::: Available data :::

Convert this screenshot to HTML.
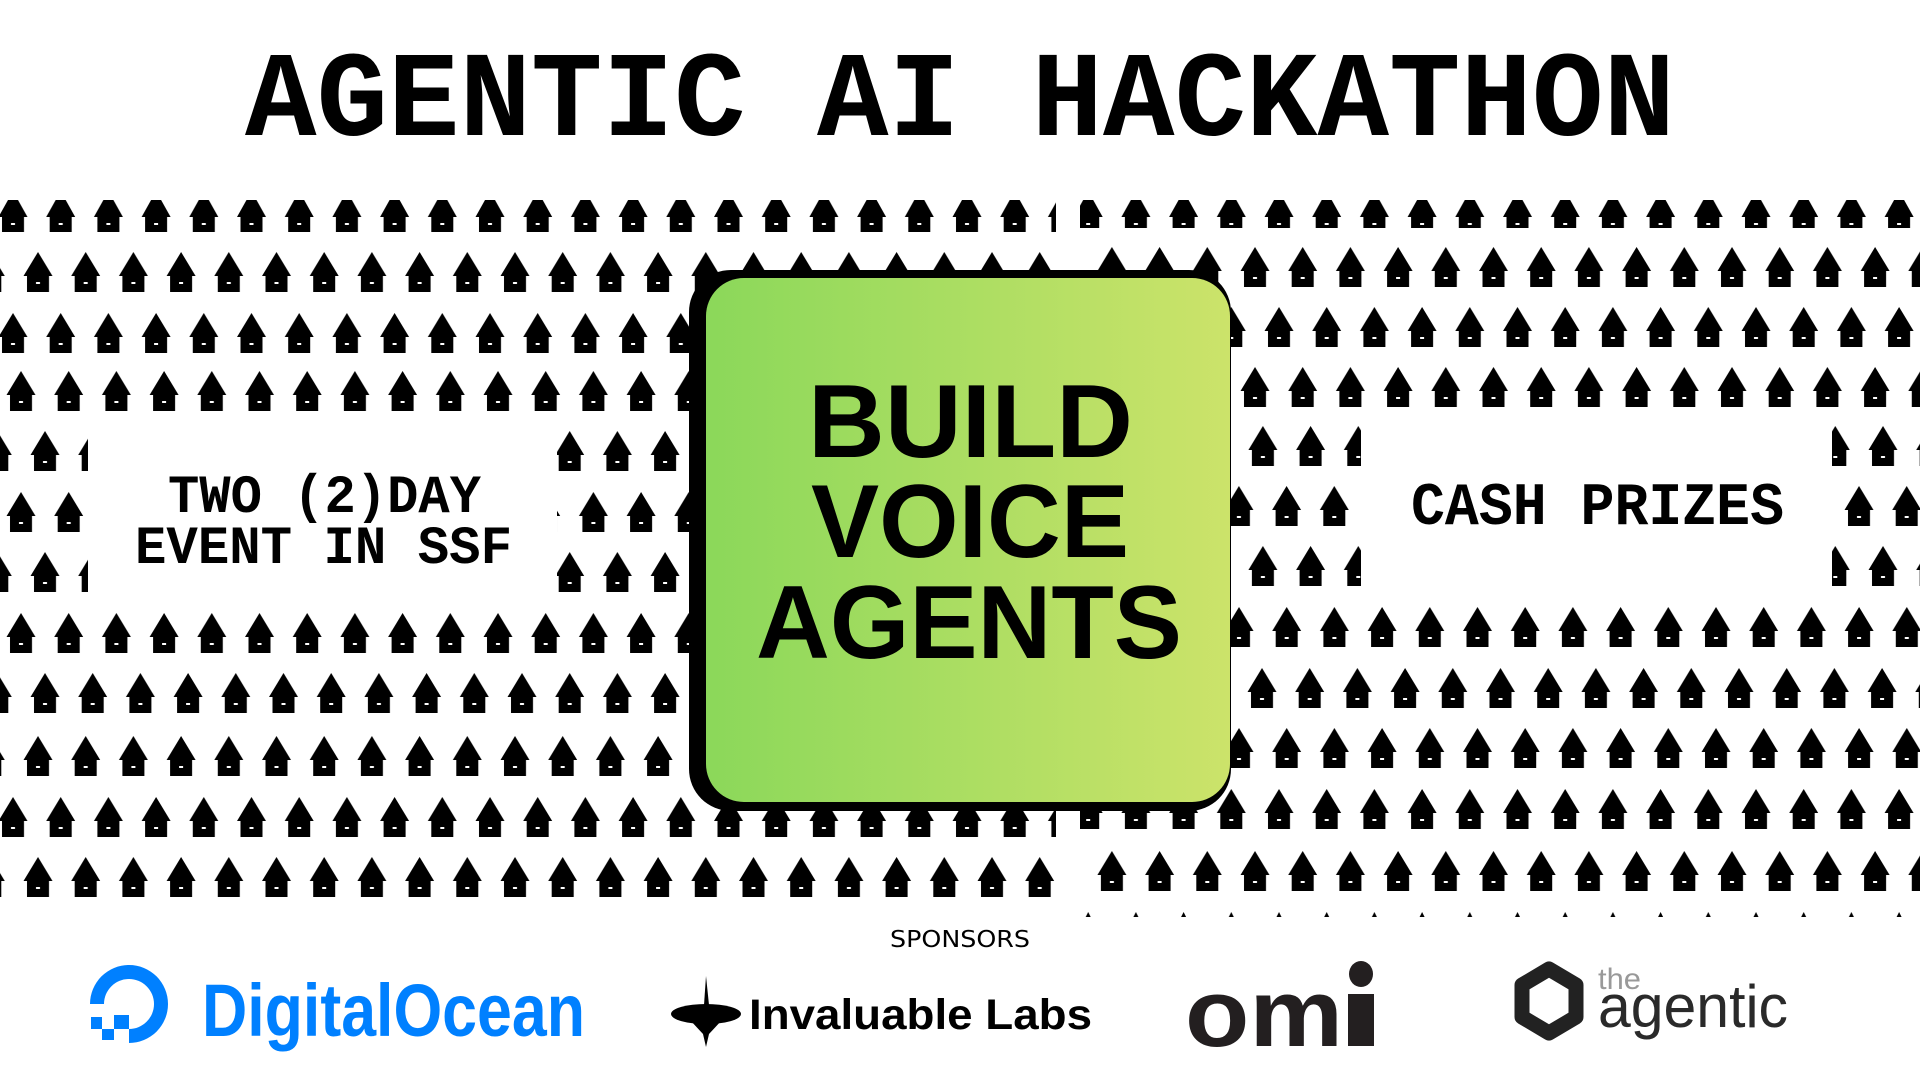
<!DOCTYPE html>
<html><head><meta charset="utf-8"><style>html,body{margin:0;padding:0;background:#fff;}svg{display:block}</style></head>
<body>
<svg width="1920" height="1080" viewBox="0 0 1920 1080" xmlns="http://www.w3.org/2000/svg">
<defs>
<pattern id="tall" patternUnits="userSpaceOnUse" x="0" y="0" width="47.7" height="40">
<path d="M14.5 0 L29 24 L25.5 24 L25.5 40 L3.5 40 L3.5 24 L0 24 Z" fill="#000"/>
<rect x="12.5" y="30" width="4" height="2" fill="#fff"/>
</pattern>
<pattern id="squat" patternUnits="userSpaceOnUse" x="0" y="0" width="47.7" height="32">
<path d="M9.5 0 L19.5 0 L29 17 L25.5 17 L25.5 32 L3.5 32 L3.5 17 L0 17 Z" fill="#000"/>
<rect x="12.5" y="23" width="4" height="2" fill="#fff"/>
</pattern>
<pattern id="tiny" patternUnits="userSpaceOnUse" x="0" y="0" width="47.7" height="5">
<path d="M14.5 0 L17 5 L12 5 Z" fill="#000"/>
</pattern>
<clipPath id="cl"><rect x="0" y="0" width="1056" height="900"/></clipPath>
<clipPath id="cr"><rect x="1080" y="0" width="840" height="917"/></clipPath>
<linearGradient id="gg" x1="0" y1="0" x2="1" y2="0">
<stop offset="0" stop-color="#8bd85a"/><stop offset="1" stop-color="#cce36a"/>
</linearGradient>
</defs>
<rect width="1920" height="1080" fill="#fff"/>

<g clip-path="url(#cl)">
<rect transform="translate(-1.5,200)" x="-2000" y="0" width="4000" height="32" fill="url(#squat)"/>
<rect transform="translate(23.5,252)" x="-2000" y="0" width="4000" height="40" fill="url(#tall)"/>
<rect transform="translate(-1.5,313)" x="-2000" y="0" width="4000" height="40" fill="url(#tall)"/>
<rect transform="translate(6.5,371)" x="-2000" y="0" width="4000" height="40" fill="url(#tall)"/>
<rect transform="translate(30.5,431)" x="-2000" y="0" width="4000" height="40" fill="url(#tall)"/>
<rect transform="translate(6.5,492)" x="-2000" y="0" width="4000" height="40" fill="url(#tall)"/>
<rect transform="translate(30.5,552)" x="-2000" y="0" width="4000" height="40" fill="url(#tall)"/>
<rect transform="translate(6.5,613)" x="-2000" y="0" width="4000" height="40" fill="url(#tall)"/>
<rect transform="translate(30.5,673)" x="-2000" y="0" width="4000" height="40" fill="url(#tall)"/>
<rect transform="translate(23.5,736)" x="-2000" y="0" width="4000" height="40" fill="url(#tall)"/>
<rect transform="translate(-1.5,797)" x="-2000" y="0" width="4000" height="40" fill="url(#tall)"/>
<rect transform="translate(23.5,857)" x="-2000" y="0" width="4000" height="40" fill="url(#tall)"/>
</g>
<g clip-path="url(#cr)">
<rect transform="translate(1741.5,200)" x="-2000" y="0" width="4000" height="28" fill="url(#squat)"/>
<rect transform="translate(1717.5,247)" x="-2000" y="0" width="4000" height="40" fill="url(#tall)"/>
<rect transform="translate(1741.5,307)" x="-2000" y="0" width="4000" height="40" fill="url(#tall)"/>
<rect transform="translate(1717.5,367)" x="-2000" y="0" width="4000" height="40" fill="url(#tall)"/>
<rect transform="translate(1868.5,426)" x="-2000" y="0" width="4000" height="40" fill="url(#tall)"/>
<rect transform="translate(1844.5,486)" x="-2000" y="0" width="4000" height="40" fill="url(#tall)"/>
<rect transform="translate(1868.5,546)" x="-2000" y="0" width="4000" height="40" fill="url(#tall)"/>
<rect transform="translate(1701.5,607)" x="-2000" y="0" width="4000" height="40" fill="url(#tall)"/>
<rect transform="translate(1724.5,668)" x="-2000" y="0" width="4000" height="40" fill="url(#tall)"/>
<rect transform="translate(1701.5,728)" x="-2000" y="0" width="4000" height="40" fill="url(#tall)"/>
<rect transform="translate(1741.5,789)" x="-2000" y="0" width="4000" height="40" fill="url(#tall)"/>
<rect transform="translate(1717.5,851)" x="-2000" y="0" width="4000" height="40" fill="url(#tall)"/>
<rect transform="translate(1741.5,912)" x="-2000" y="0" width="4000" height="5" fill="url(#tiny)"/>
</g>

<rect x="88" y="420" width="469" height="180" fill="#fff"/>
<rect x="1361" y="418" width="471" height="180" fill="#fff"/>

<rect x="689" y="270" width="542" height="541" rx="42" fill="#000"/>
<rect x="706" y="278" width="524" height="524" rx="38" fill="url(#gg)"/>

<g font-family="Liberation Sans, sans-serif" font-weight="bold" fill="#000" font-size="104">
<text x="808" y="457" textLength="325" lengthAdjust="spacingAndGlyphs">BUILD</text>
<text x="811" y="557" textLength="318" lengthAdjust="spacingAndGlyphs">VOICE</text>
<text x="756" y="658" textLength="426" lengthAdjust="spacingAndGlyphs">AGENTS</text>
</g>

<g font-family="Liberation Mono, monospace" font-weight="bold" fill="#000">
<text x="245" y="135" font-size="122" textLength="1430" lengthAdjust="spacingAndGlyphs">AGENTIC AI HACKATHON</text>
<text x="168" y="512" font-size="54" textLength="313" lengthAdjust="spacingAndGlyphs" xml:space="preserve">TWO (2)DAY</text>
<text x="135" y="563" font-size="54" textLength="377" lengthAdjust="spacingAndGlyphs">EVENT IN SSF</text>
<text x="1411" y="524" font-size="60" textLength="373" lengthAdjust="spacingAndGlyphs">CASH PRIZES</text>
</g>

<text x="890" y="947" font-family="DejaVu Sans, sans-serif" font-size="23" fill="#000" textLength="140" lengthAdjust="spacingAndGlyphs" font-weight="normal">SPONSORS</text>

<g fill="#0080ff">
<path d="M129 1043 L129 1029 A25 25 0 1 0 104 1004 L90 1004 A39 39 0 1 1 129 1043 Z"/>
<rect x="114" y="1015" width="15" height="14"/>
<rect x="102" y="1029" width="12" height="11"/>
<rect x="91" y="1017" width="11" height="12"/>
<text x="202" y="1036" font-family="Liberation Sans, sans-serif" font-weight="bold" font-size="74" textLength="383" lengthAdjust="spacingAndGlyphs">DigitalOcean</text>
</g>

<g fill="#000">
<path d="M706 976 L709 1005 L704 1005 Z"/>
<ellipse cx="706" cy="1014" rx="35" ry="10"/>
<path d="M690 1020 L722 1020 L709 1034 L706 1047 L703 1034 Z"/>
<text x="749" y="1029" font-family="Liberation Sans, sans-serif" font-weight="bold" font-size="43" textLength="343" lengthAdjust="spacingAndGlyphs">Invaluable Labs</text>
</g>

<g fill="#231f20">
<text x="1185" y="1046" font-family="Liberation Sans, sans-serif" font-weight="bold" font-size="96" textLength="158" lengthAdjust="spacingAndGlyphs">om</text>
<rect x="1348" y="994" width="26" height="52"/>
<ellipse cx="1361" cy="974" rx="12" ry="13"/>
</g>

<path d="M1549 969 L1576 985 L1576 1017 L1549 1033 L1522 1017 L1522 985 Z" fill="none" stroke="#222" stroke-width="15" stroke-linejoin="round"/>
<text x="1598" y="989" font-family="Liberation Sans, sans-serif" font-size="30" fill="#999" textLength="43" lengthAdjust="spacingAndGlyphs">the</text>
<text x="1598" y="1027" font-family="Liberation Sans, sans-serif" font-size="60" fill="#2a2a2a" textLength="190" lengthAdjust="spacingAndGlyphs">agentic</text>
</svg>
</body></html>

:::

## Stated problem
Repeat the data exactly in full, omitting its pictures.

## Task response
Convert this screenshot to HTML.
<!DOCTYPE html>
<html><head><meta charset="utf-8"><style>html,body{margin:0;padding:0;background:#fff;}svg{display:block}</style></head>
<body>
<svg width="1920" height="1080" viewBox="0 0 1920 1080" xmlns="http://www.w3.org/2000/svg">
<defs>
<pattern id="tall" patternUnits="userSpaceOnUse" x="0" y="0" width="47.7" height="40">
<path d="M14.5 0 L29 24 L25.5 24 L25.5 40 L3.5 40 L3.5 24 L0 24 Z" fill="#000"/>
<rect x="12.5" y="30" width="4" height="2" fill="#fff"/>
</pattern>
<pattern id="squat" patternUnits="userSpaceOnUse" x="0" y="0" width="47.7" height="32">
<path d="M9.5 0 L19.5 0 L29 17 L25.5 17 L25.5 32 L3.5 32 L3.5 17 L0 17 Z" fill="#000"/>
<rect x="12.5" y="23" width="4" height="2" fill="#fff"/>
</pattern>
<pattern id="tiny" patternUnits="userSpaceOnUse" x="0" y="0" width="47.7" height="5">
<path d="M14.5 0 L17 5 L12 5 Z" fill="#000"/>
</pattern>
<clipPath id="cl"><rect x="0" y="0" width="1056" height="900"/></clipPath>
<clipPath id="cr"><rect x="1080" y="0" width="840" height="917"/></clipPath>
<linearGradient id="gg" x1="0" y1="0" x2="1" y2="0">
<stop offset="0" stop-color="#8bd85a"/><stop offset="1" stop-color="#cce36a"/>
</linearGradient>
</defs>
<rect width="1920" height="1080" fill="#fff"/>

<g clip-path="url(#cl)">
<rect transform="translate(-1.5,200)" x="-2000" y="0" width="4000" height="32" fill="url(#squat)"/>
<rect transform="translate(23.5,252)" x="-2000" y="0" width="4000" height="40" fill="url(#tall)"/>
<rect transform="translate(-1.5,313)" x="-2000" y="0" width="4000" height="40" fill="url(#tall)"/>
<rect transform="translate(6.5,371)" x="-2000" y="0" width="4000" height="40" fill="url(#tall)"/>
<rect transform="translate(30.5,431)" x="-2000" y="0" width="4000" height="40" fill="url(#tall)"/>
<rect transform="translate(6.5,492)" x="-2000" y="0" width="4000" height="40" fill="url(#tall)"/>
<rect transform="translate(30.5,552)" x="-2000" y="0" width="4000" height="40" fill="url(#tall)"/>
<rect transform="translate(6.5,613)" x="-2000" y="0" width="4000" height="40" fill="url(#tall)"/>
<rect transform="translate(30.5,673)" x="-2000" y="0" width="4000" height="40" fill="url(#tall)"/>
<rect transform="translate(23.5,736)" x="-2000" y="0" width="4000" height="40" fill="url(#tall)"/>
<rect transform="translate(-1.5,797)" x="-2000" y="0" width="4000" height="40" fill="url(#tall)"/>
<rect transform="translate(23.5,857)" x="-2000" y="0" width="4000" height="40" fill="url(#tall)"/>
</g>
<g clip-path="url(#cr)">
<rect transform="translate(1741.5,200)" x="-2000" y="0" width="4000" height="28" fill="url(#squat)"/>
<rect transform="translate(1717.5,247)" x="-2000" y="0" width="4000" height="40" fill="url(#tall)"/>
<rect transform="translate(1741.5,307)" x="-2000" y="0" width="4000" height="40" fill="url(#tall)"/>
<rect transform="translate(1717.5,367)" x="-2000" y="0" width="4000" height="40" fill="url(#tall)"/>
<rect transform="translate(1868.5,426)" x="-2000" y="0" width="4000" height="40" fill="url(#tall)"/>
<rect transform="translate(1844.5,486)" x="-2000" y="0" width="4000" height="40" fill="url(#tall)"/>
<rect transform="translate(1868.5,546)" x="-2000" y="0" width="4000" height="40" fill="url(#tall)"/>
<rect transform="translate(1701.5,607)" x="-2000" y="0" width="4000" height="40" fill="url(#tall)"/>
<rect transform="translate(1724.5,668)" x="-2000" y="0" width="4000" height="40" fill="url(#tall)"/>
<rect transform="translate(1701.5,728)" x="-2000" y="0" width="4000" height="40" fill="url(#tall)"/>
<rect transform="translate(1741.5,789)" x="-2000" y="0" width="4000" height="40" fill="url(#tall)"/>
<rect transform="translate(1717.5,851)" x="-2000" y="0" width="4000" height="40" fill="url(#tall)"/>
<rect transform="translate(1741.5,912)" x="-2000" y="0" width="4000" height="5" fill="url(#tiny)"/>
</g>

<rect x="88" y="420" width="469" height="180" fill="#fff"/>
<rect x="1361" y="418" width="471" height="180" fill="#fff"/>

<rect x="689" y="270" width="542" height="541" rx="42" fill="#000"/>
<rect x="706" y="278" width="524" height="524" rx="38" fill="url(#gg)"/>

<g font-family="Liberation Sans, sans-serif" font-weight="bold" fill="#000" font-size="104">
<text x="808" y="457" textLength="325" lengthAdjust="spacingAndGlyphs">BUILD</text>
<text x="811" y="557" textLength="318" lengthAdjust="spacingAndGlyphs">VOICE</text>
<text x="756" y="658" textLength="426" lengthAdjust="spacingAndGlyphs">AGENTS</text>
</g>

<g font-family="Liberation Mono, monospace" font-weight="bold" fill="#000">
<text x="245" y="135" font-size="122" textLength="1430" lengthAdjust="spacingAndGlyphs">AGENTIC AI HACKATHON</text>
<text x="168" y="512" font-size="54" textLength="313" lengthAdjust="spacingAndGlyphs" xml:space="preserve">TWO (2)DAY</text>
<text x="135" y="563" font-size="54" textLength="377" lengthAdjust="spacingAndGlyphs">EVENT IN SSF</text>
<text x="1411" y="524" font-size="60" textLength="373" lengthAdjust="spacingAndGlyphs">CASH PRIZES</text>
</g>

<text x="890" y="947" font-family="DejaVu Sans, sans-serif" font-size="23" fill="#000" textLength="140" lengthAdjust="spacingAndGlyphs" font-weight="normal">SPONSORS</text>

<g fill="#0080ff">
<path d="M129 1043 L129 1029 A25 25 0 1 0 104 1004 L90 1004 A39 39 0 1 1 129 1043 Z"/>
<rect x="114" y="1015" width="15" height="14"/>
<rect x="102" y="1029" width="12" height="11"/>
<rect x="91" y="1017" width="11" height="12"/>
<text x="202" y="1036" font-family="Liberation Sans, sans-serif" font-weight="bold" font-size="74" textLength="383" lengthAdjust="spacingAndGlyphs">DigitalOcean</text>
</g>

<g fill="#000">
<path d="M706 976 L709 1005 L704 1005 Z"/>
<ellipse cx="706" cy="1014" rx="35" ry="10"/>
<path d="M690 1020 L722 1020 L709 1034 L706 1047 L703 1034 Z"/>
<text x="749" y="1029" font-family="Liberation Sans, sans-serif" font-weight="bold" font-size="43" textLength="343" lengthAdjust="spacingAndGlyphs">Invaluable Labs</text>
</g>

<g fill="#231f20">
<text x="1185" y="1046" font-family="Liberation Sans, sans-serif" font-weight="bold" font-size="96" textLength="158" lengthAdjust="spacingAndGlyphs">om</text>
<rect x="1348" y="994" width="26" height="52"/>
<ellipse cx="1361" cy="974" rx="12" ry="13"/>
</g>

<path d="M1549 969 L1576 985 L1576 1017 L1549 1033 L1522 1017 L1522 985 Z" fill="none" stroke="#222" stroke-width="15" stroke-linejoin="round"/>
<text x="1598" y="989" font-family="Liberation Sans, sans-serif" font-size="30" fill="#999" textLength="43" lengthAdjust="spacingAndGlyphs">the</text>
<text x="1598" y="1027" font-family="Liberation Sans, sans-serif" font-size="60" fill="#2a2a2a" textLength="190" lengthAdjust="spacingAndGlyphs">agentic</text>
</svg>
</body></html>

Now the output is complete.